» Problem
Drop every picture. Then return, exactly, the lines from the beginning of the listing below through the one containing "import * as".

» Dataset excerpt

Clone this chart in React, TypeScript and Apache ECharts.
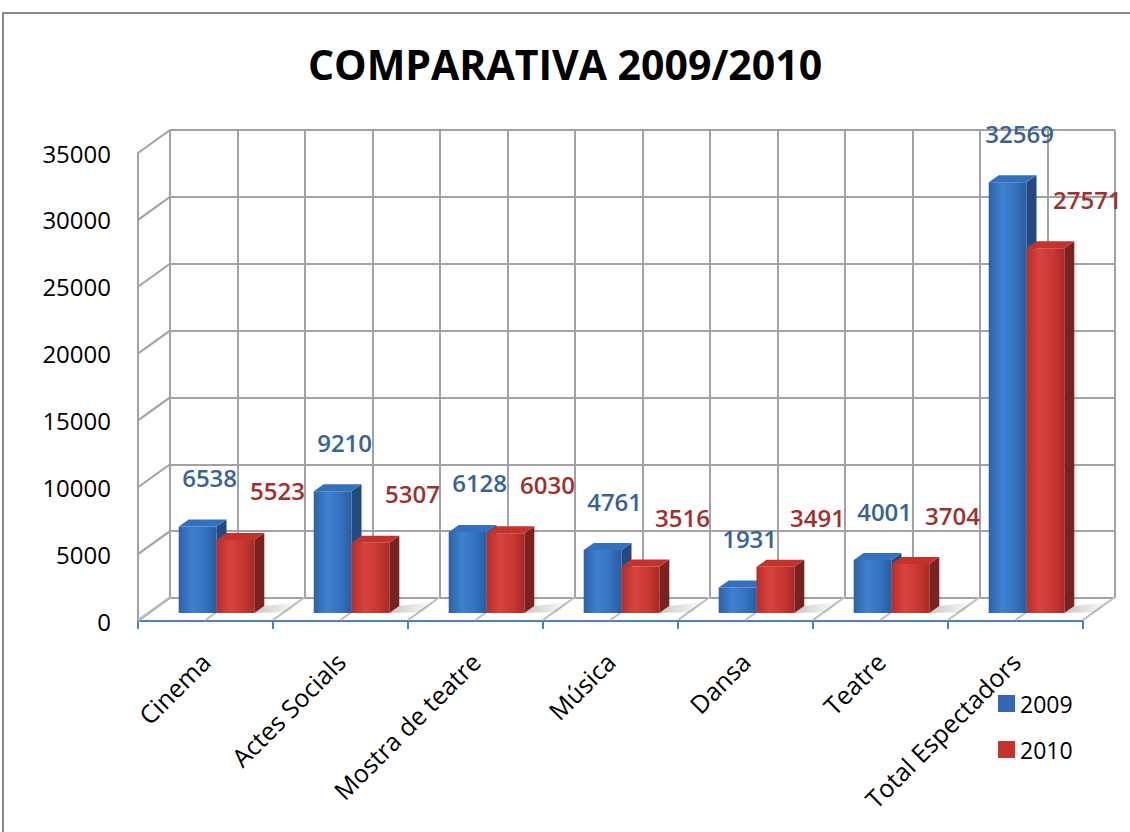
import React, { useEffect, useRef } from "react";
import * as echarts from "echarts";

const categories = ["Cinema", "Actes Socials", "Mostra de teatre", "Música", "Dansa", "Teatre", "Total Espectadors"];
const values2009 = [6538, 9210, 6128, 4761, 1931, 4001, 32569];
const values2010 = [5523, 5307, 6030, 3516, 3491, 3704, 27571];
const seriesNames = ["2009", "2010"];
const yTicks = [0, 5000, 10000, 15000, 20000, 25000, 30000, 35000];
const titleText = "COMPARATIVA 2009/2010";

const Y_MAX = 35000;
const Y_STEP = 5000;
const WALL_DX = 32;
const WALL_DY = 23;
const BAR_DX = 10;
const BAR_DY = 7;
const GRID_COLOR = "#a2a2a2";
const FONT = "'Open Sans', 'Noto Sans', sans-serif";

const palettes = [
  {
    legend: "#3468b4",
    front: ["#2c62a8", "#3f80d0", "#3473c0", "#2a5c9f"],
    side: "#24497f",
    top: "#3570bd",
    label: "#386399",
  },
  {
    legend: "#c0332f",
    front: ["#b52e2a", "#d8433e", "#c93833", "#a82a26"],
    side: "#7a2220",
    top: "#c4322e",
    label: "#a1302d",
  },
];

export default function App() {
  const ref = useRef<HTMLDivElement>(null);

  useEffect(() => {
    if (!ref.current) return;
    const chart = echarts.init(ref.current, undefined, { renderer: "svg" });

    const catCount = categories.length;
    const floorMarks = Array.from({ length: catCount * 2 + 1 }, (_, k) => [0, 0, k]);
    const wallMarks = yTicks.map((v) => [0, v]);

    const barRender = (side: number) => (params: any, api: any) => {
      const pal = palettes[side];
      const i = api.value(0);
      const v = api.value(1);
      const top = api.coord([i, v]);
      const base = api.coord([i, 0]);
      const bw = api.size([1, 0])[0] * 0.28;
      const x0 = side === 0 ? top[0] - bw : top[0];
      const x1 = x0 + bw;
      const yT = top[1];
      const yB = base[1];
      const frontGrad = new echarts.graphic.LinearGradient(0, 0, 1, 0, [
        { offset: 0, color: pal.front[0] },
        { offset: 0.35, color: pal.front[1] },
        { offset: 0.7, color: pal.front[2] },
        { offset: 1, color: pal.front[3] },
      ]);
      const shadowGrad = new echarts.graphic.LinearGradient(0, 0, 1, 0, [
        { offset: 0, color: "rgba(0,0,0,0.22)" },
        { offset: 1, color: "rgba(0,0,0,0)" },
      ]);
      const labelDx = side === 0 ? 12 : 42;
      return {
        type: "group",
        children: [
          {
            type: "polygon",
            shape: { points: [[x1, yB], [x1 + BAR_DX + 26, yB - 1], [x1 + BAR_DX + 34, yB - BAR_DY - 4], [x1 + BAR_DX, yB - BAR_DY]] },
            style: { fill: shadowGrad },
          },
          {
            type: "polygon",
            shape: { points: [[x1, yT], [x1 + BAR_DX, yT - BAR_DY], [x1 + BAR_DX, yB - BAR_DY], [x1, yB]] },
            style: { fill: pal.side },
          },
          {
            type: "rect",
            shape: { x: x0, y: yT, width: bw, height: yB - yT },
            style: { fill: frontGrad },
          },
          {
            type: "polygon",
            shape: { points: [[x0, yT], [x0 + BAR_DX, yT - BAR_DY], [x1 + BAR_DX, yT - BAR_DY], [x1, yT]] },
            style: { fill: pal.top },
          },
          {
            type: "text",
            x: x0 + bw / 2 + labelDx,
            y: yT - 49,
            style: {
              text: String(v),
              fill: pal.label,
              fontSize: 24,
              fontWeight: 600,
              fontFamily: FONT,
              align: "center",
              verticalAlign: "middle",
            },
          },
        ],
      };
    };

    const option: any = {
      animation: false,
      backgroundColor: "#ffffff",
      title: {
        text: titleText,
        left: "center",
        top: 38,
        textStyle: { fontSize: 41, fontWeight: "bold", fontFamily: FONT, color: "#000" },
      },
      graphic: [
        {
          type: "rect",
          shape: { x: 3, y: 13, width: 1160, height: 860 },
          style: { fill: "none", stroke: "#8a8a8a", lineWidth: 2 },
          silent: true,
        },
      ],
      legend: {
        orient: "vertical",
        left: 993,
        top: 687,
        itemWidth: 17,
        itemHeight: 17,
        itemGap: 23,
        icon: "rect",
        data: seriesNames,
        textStyle: { fontSize: 23, fontFamily: FONT, color: "#000", lineHeight: 23 },
      },
      grid: [
        { left: 138, right: 47, top: 153, bottom: 211, outerBoundsMode: "none" },
        { left: 170, right: 15, top: 130, bottom: 234, outerBoundsMode: "none" },
        { left: 149, right: 36, top: 150, bottom: 219, outerBoundsMode: "none" },
      ],
      xAxis: [
        {
          type: "category",
          gridIndex: 0,
          data: categories,
          axisLine: { show: true, lineStyle: { color: "#4f81bd", width: 2 } },
          axisTick: { show: true, length: 8, lineStyle: { color: "#4f81bd", width: 2 } },
          axisLabel: { interval: 0, rotate: 45, margin: 36, fontSize: 25, fontFamily: FONT, color: "#000" },
          splitLine: { show: false },
        },
        {
          type: "value",
          gridIndex: 1,
          min: 0,
          max: catCount * 2,
          interval: 1,
          axisLine: { show: false },
          axisTick: { show: false },
          axisLabel: { show: false },
          splitLine: { show: true, lineStyle: { color: GRID_COLOR, width: 2 } },
        },
        {
          type: "category",
          gridIndex: 2,
          data: categories,
          show: false,
        },
      ],
      yAxis: [
        {
          type: "value",
          gridIndex: 0,
          min: 0,
          max: Y_MAX,
          interval: Y_STEP,
          axisLine: { show: true, lineStyle: { color: GRID_COLOR, width: 2 } },
          axisTick: { show: false },
          axisLabel: {
            margin: 27,
            fontSize: 24,
            fontFamily: FONT,
            color: "#000",
            formatter: (v: number) => String(v),
          },
          splitLine: { show: false },
        },
        {
          type: "value",
          gridIndex: 1,
          min: 0,
          max: Y_MAX,
          interval: Y_STEP,
          axisLine: { show: false },
          axisTick: { show: false },
          axisLabel: { show: false },
          splitLine: { show: true, lineStyle: { color: GRID_COLOR, width: 2 } },
        },
        {
          type: "value",
          gridIndex: 2,
          min: 0,
          max: Y_MAX,
          interval: Y_STEP,
          show: false,
          splitLine: { show: false },
        },
      ],
      series: [
        {
          name: "leftWall",
          type: "custom",
          xAxisIndex: 0,
          yAxisIndex: 0,
          data: wallMarks,
          silent: true,
          z: 1,
          renderItem: (params: any, api: any) => {
            const p = api.coord([0, api.value(1)]);
            const half = api.size([1, 0])[0] / 2;
            const x = p[0] - half;
            return {
              type: "line",
              shape: { x1: x, y1: p[1], x2: x + WALL_DX, y2: p[1] - WALL_DY },
              style: { stroke: GRID_COLOR, lineWidth: 2 },
            };
          },
        },
        {
          name: "floor",
          type: "custom",
          xAxisIndex: 0,
          yAxisIndex: 0,
          data: floorMarks,
          silent: true,
          z: 1,
          renderItem: (params: any, api: any) => {
            const p = api.coord([0, 0]);
            const bw = api.size([1, 0])[0];
            const x = p[0] - bw / 2 + (api.value(2) * bw) / 2;
            return {
              type: "line",
              shape: { x1: x, y1: p[1] - 1, x2: x + WALL_DX, y2: p[1] - 1 - WALL_DY },
              style: { stroke: "#bdbdbd", lineWidth: 2 },
            };
          },
        },
        {
          name: seriesNames[0],
          type: "custom",
          xAxisIndex: 2,
          yAxisIndex: 2,
          itemStyle: { color: palettes[0].legend },
          data: values2009.map((v, i) => [i, v]),
          renderItem: barRender(0),
          z: 3,
        },
        {
          name: seriesNames[1],
          type: "custom",
          xAxisIndex: 2,
          yAxisIndex: 2,
          itemStyle: { color: palettes[1].legend },
          data: values2010.map((v, i) => [i, v]),
          renderItem: barRender(1),
          z: 4,
        },
      ],
    };

    chart.setOption(option);
    return () => chart.dispose();
  }, []);

  return (
    <div
      ref={ref}
      style={{ position: "absolute", left: 0, top: 0, width: 1130, height: 832, background: "#fff" }}
    />
  );
}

» Solution
Clone this chart in React, TypeScript and Apache ECharts.
import React, { useEffect, useRef } from "react";
import * as echarts from "echarts";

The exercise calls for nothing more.